Form 10-KSB for the fiscal year ended December 31, 2004
Filed March 31, 2005
File No. 000-20333
Dear Mr. Lutterschmidt:
We have reviewed the above referenced filings and have the
following comments. We have limited our review to only your
financial statements and related disclosures and will make no
further
review of your documents. As such, all persons who are
responsible
for the adequacy and accuracy of the disclosure are urged to be
certain that they have included all information required pursuant
to
the Securities Exchange Act of 1934. Please address the following
comments in future filings. If you disagree, we will consider
your
explanation as to why our comment is inapplicable or a future
revision is unnecessary. Please be as detailed as necessary in
your
explanation. In some of our comments, we may ask you to provide
us
with supplemental information so we may better understand your
disclosure. After reviewing this information, we may or may not
raise additional comments.
Please understand that the purpose of our review
process
is to assist you in your compliance with the applicable disclosure
requirements and to enhance the overall disclosure in your filing.
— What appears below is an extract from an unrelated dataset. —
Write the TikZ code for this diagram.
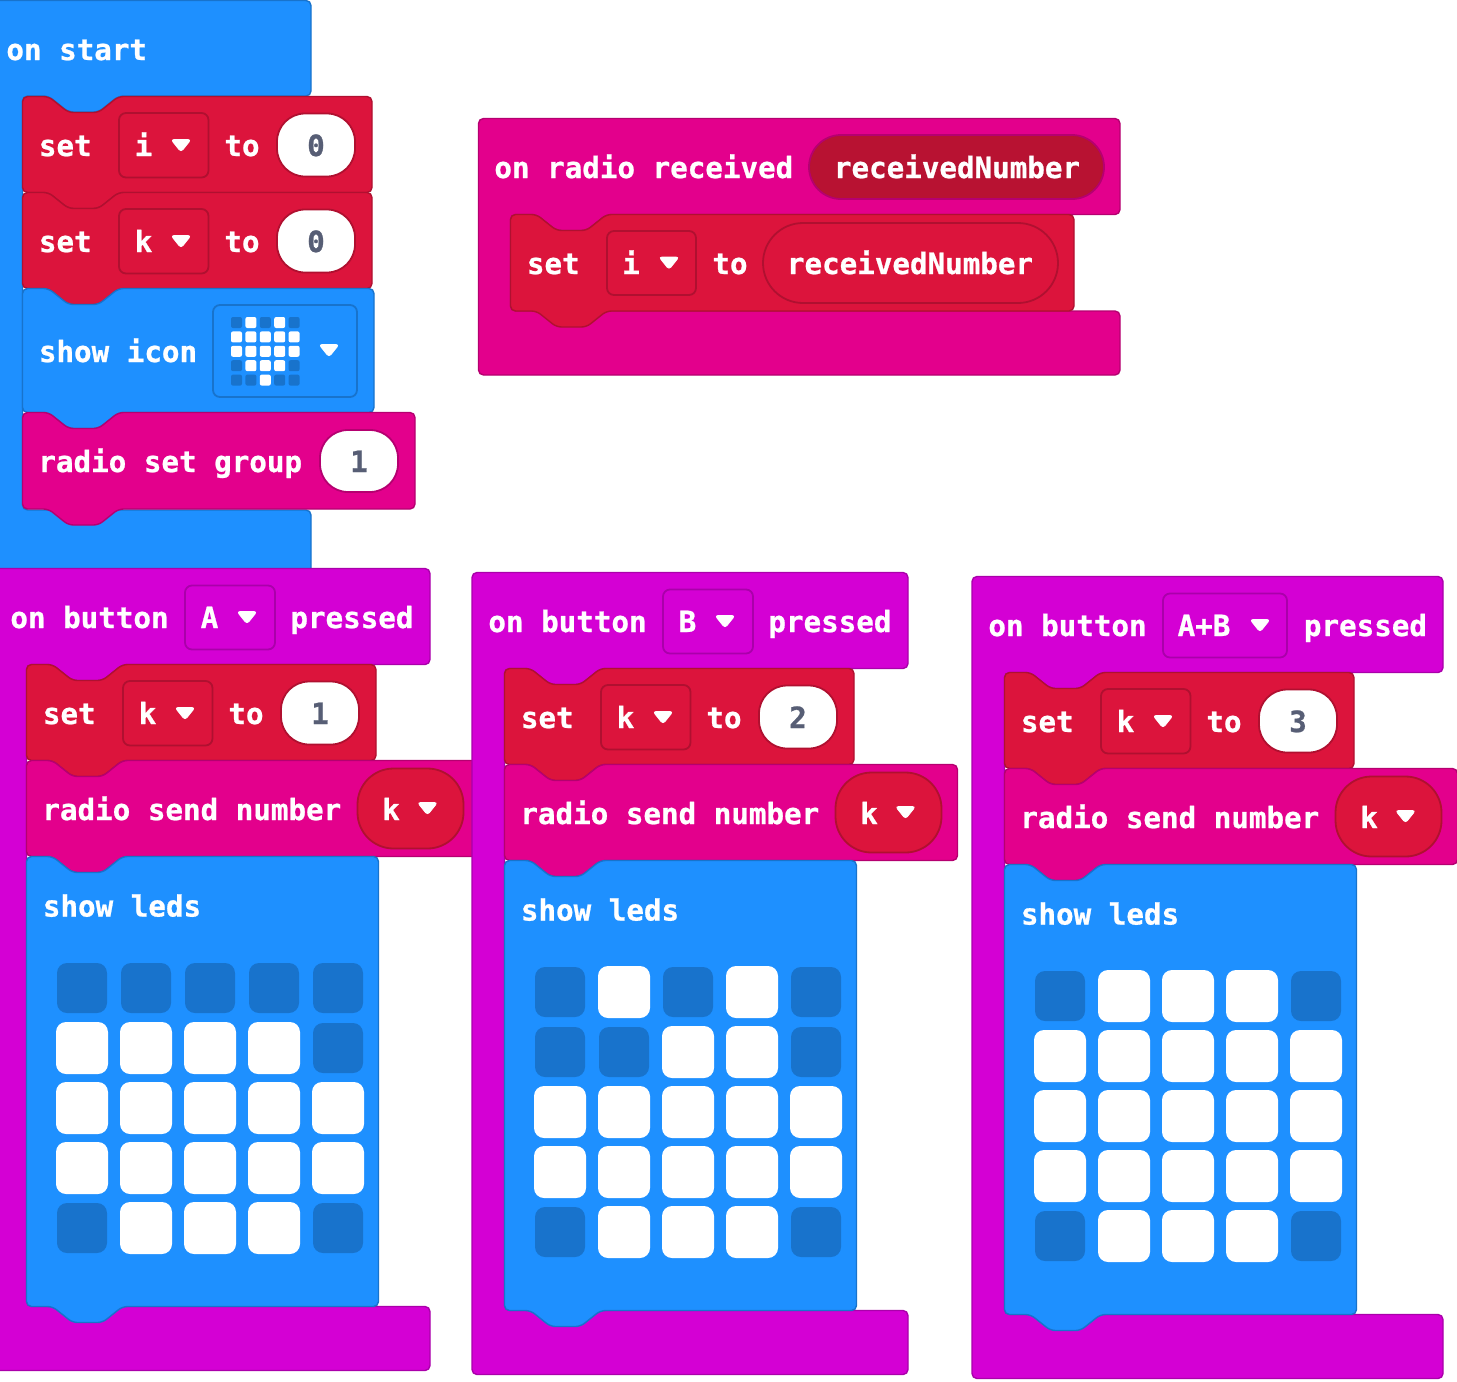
\documentclass[tikz,border=0pt]{standalone}
\usepackage{fontspec}
\newfontfamily\blockfont{DejaVu Sans Mono}[BoldFont={DejaVu Sans Mono Bold},BoldFeatures={FakeBold=0.8}]
\usetikzlibrary{positioning}
\definecolor{blockBasic}{HTML}{1E90FF}
\definecolor{blockBasicEdge}{HTML}{1873CC}
\definecolor{blockVar}{HTML}{DC143C}
\definecolor{blockVarEdge}{HTML}{B01030}
\definecolor{blockVarDark}{HTML}{B81232}
\definecolor{blockRadio}{HTML}{E3008C}
\definecolor{blockRadioEdge}{HTML}{B50070}
\definecolor{blockInput}{HTML}{D400D4}
\definecolor{blockInputEdge}{HTML}{AA00AA}
\definecolor{blockNumber}{HTML}{575E75}
\tikzset{
  % the colour of a block is given by one of these
  basicfill/.style={fill=blockBasic, draw=blockBasicEdge, line width=0.7pt},
  varfill/.style={fill=blockVar, draw=blockVarEdge, line width=0.7pt},
  radiofill/.style={fill=blockRadio, draw=blockRadioEdge, line width=0.7pt},
  inputfill/.style={fill=blockInput, draw=blockInputEdge, line width=0.7pt},
  % fields that sit on a block
  dropfield/.style={draw=#1, line width=0.9pt, rounded corners=3.5pt},
  numberpill/.style={fill=white, draw=#1, line width=0.9pt, rounded corners=14pt},
  varpill/.style={fill=blockVar, draw=blockVarEdge, line width=0.9pt, rounded corners=18pt},
  % text
  word/.style={font=\fontsize{14.6}{16}\selectfont\blockfont\bfseries, text=white, inner sep=0pt},
  wordleft/.style={word, anchor=base west},
  wordmid/.style={word, anchor=base},
  numword/.style={wordmid, text=blockNumber},
  % the little triangle of a dropdown
  caret/.style={fill=white, draw=white, line width=0.4pt, rounded corners=1.5pt},
  % leds
  ledoff/.style={fill=blockBasicEdge, rounded corners=5pt},
  ledon/.style={fill=white, rounded corners=5pt},
  miniled/.style={rounded corners=1pt},
}

% statement block: x0, y0, x1, y1, style
\newcommand{\stackblock}[5]{
  \draw[#5, rounded corners=2.5pt] (#1,#2) -- ({#1+26},#2) -- ({#1+46},{#2+16})
    -- ({#1+76},{#2+16}) -- ({#1+96},#2) -- (#3,#2) -- (#3,#4) -- ({#1+96},#4)
    -- ({#1+76},{#4+16}) -- ({#1+46},{#4+16}) -- ({#1+26},#4) -- (#1,#4) -- cycle;
}
% event block: left, top, right, header bottom, arm x, arm bottom, end, style
\newcommand{\hatblock}[8]{
  \draw[#8, rounded corners=2.5pt] (#1,#2) -- (#3,#2) -- (#3,#4) -- ({#5+96},#4)
    -- ({#5+76},{#4+16}) -- ({#5+46},{#4+16}) -- ({#5+26},#4) -- (#5,#4) -- (#5,#6)
    -- (#3,#6) -- (#3,#7) -- (#1,#7) -- cycle;
}
\newcommand{\dropcaret}[2]{
  \path[caret] ({#1-10},{#2-6}) -- ({#1+10},{#2-6}) -- (#1,{#2+6.5}) -- cycle;
}
% set block drawn at the local origin: name, variable, value
\newcommand{\setblock}[3]{
  \stackblock{0}{0}{349.5}{96}{varfill}
  \node[wordleft] (#1-set) at (16,59.5) {set};
  \draw[dropfield=blockVarEdge] (96.5,16.5) rectangle (186,81);
  \node[wordmid] (#1-var) at (121,59.5) {#2};
  \dropcaret{158.5}{49}
  \node[wordmid] (#1-to) at (219.5,59.5) {to};
  \draw[numberpill=blockVarEdge] (254.5,17) rectangle (332.5,80);
  \node[numword] (#1-val) at (293.5,59.5) {#3};
}
% rows of 0 and 1, one big led each
\newcommand{\ledgrid}[1]{
  \foreach \ledrow [count=\j from 0] in {#1} {
    \foreach \ledstate [count=\i from 0] in \ledrow {
      \ifnum\ledstate=1
        \path[ledon] ({55.5+64*\i-26},{131.5+60*\j-26}) rectangle ++(52,52);
      \else
        \path[ledoff] ({55.5+64*\i-25},{131.5+60*\j-25}) rectangle ++(50,50);
      \fi
    }
  }
}
% button column: name, letter, header right, field right, letter x, caret x, pressed x, value, leds
\newcommand{\buttoncolumn}[9]{
  \hatblock{-5.5}{0}{#3}{96}{27}{738}{802}{inputfill}
  \node[wordleft] (#1-on) at (10.5,59.5) {on button};
  \draw[dropfield=blockInputEdge] (185.5,17) rectangle (#4,81);
  \node[wordmid] (#1-letter) at (#5,59.5) {#2};
  \dropcaret{#6}{49}
  \node[wordleft] (#1-pressed) at (#7,59.5) {pressed};
  \begin{scope}[shift={(27,96)}]
    \setblock{#1-setk}{k}{#8}
  \end{scope}
  \begin{scope}[shift={(27,192)}]
    \stackblock{0}{0}{453}{96}{radiofill}
    \node[wordleft] (#1-send) at (15.5,59.5) {radio send number};
    \draw[varpill] (331,8) rectangle (437,88);
    \node[wordmid] (#1-sendvar) at (364.5,59.5) {k};
    \dropcaret{401}{48}
  \end{scope}
  \begin{scope}[shift={(27,288)}]
    \stackblock{0}{0}{352}{450}{basicfill}
    \node[wordleft] (#1-leds) at (16,60) {show leds};
    \ledgrid{#9}
  \end{scope}
}

\begin{document}
\begin{tikzpicture}[x=0.5pt, y=-0.5pt]
\useasboundingbox (0,0) rectangle (1457,1382);

% ===========================================================================
% TOP LEFT: on start
% ===========================================================================
\hatblock{-6}{0.5}{311}{96}{22.5}{510}{580}{basicfill}
\node[wordleft] (start) at (6,60) {on start};

\begin{scope}[shift={(22.5,96.5)}]
  \setblock{seti}{i}{0}
\end{scope}
\begin{scope}[shift={(22.5,192.5)}]
  \setblock{setk}{k}{0}
\end{scope}

\stackblock{22.5}{288.5}{374}{412.5}{basicfill}
\node[wordleft] (icon) at (38.5,362) {show icon};
\draw[dropfield=blockBasicEdge] (213,305) rectangle (357,397);
\foreach \ledrow [count=\j from 0] in {{0,1,0,1,0},{1,1,1,1,1},{1,1,1,1,1},{0,1,1,1,0},{0,0,1,0,0}} {
  \foreach \ledstate [count=\i from 0] in \ledrow {
    \ifnum\ledstate=1
      \path[miniled, fill=white] ({231+14.4*\i},{317+14.4*\j}) rectangle ++(11,11);
    \else
      \path[miniled, fill=blockBasicEdge] ({231+14.4*\i},{317+14.4*\j}) rectangle ++(11,11);
    \fi
  }
}
\dropcaret{329}{350.5}

\stackblock{22.5}{412.5}{415}{509}{radiofill}
\node[wordleft] (group) at (38,472) {radio set group};
\draw[numberpill=blockRadioEdge] (320,430) rectangle (398,492);
\node[numword] (groupval) at (359,472) {1};

% ===========================================================================
% TOP RIGHT: on radio received
% ===========================================================================
\hatblock{478.5}{118.5}{1120}{214.5}{510.5}{311}{375}{radiofill}
\node[wordleft] (received) at (494,178) {on radio received};
\draw[fill=blockVarDark, draw=blockRadioEdge, line width=0.9pt, rounded corners=16pt] (809,135) rectangle (1104,199);
\node[wordmid] (recvname) at (957,178) {receivedNumber};

\stackblock{510.5}{214.5}{1074}{311}{varfill}
\node[wordleft] (recvset) at (526.5,274) {set};
\draw[dropfield=blockVarEdge] (607,231) rectangle (696,295);
\node[wordmid] (recvvar) at (631,274) {i};
\dropcaret{669}{263}
\node[wordmid] (recvto) at (730,274) {to};
\draw[varpill, rounded corners=20pt] (763,223) rectangle (1058,303);
\node[wordmid] (recvval) at (910,274) {receivedNumber};

% ===========================================================================
% BOTTOM: the three buttons
% ===========================================================================
\begin{scope}[shift={(-0.5,568.5)}]
  \buttoncolumn{btna}{A}{430.5}{275.5}{210}{247.5}{290.5}{1}
    {{0,0,0,0,0},{1,1,1,1,0},{1,1,1,1,1},{1,1,1,1,1},{0,1,1,1,0}}
\end{scope}
\begin{scope}[shift={(477.5,572.5)}]
  \buttoncolumn{btnb}{B}{430.5}{275.5}{210}{247.5}{290.5}{2}
    {{0,1,0,1,0},{0,0,1,1,0},{1,1,1,1,1},{1,1,1,1,1},{0,1,1,1,0}}
\end{scope}
\begin{scope}[shift={(977.5,576.5)}]
  \buttoncolumn{btnab}{A+B}{465.5}{309.5}{226.5}{282.5}{326}{3}
    {{0,1,1,1,0},{1,1,1,1,1},{1,1,1,1,1},{1,1,1,1,1},{0,1,1,1,0}}
\end{scope}

\end{tikzpicture}
\end{document}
We look forward to working with you in these respects. We welcome
any questions you may have about our comments or on any other
aspect
of our review. Feel free to call us at the telephone numbers
listed
at the end of this letter.
Form 10-KSB for the fiscal year ended December 31, 2004
Item 8A. Controls and Procedures, page 13
1. Please revise to clarify whether or not your principal
executive
officer and principal financial officer concluded, as of December
31,
2004, that your disclosure controls and procedures were effective.
2. Please note that if you choose to discuss the definition of
"disclosure controls and procedures" as part of those officers`
conclusions, you should either include the definition in its
entirety
as set out in Securities Exchange Act Rule 13a-15(e), or simply
disclose that your principal executive and principal financial
officer concluded, as of December 31, 2004, that your disclosure
controls and procedures were effective.
3. When revising to disclose your officers` conclusions as to the
effectiveness of Nocopi`s disclosure controls and procedures,
please
also indicate whether or not (1) your disclosure controls and
procedures are designed to provide reasonable assurance and (2)
are
effective at that reasonable assurance level.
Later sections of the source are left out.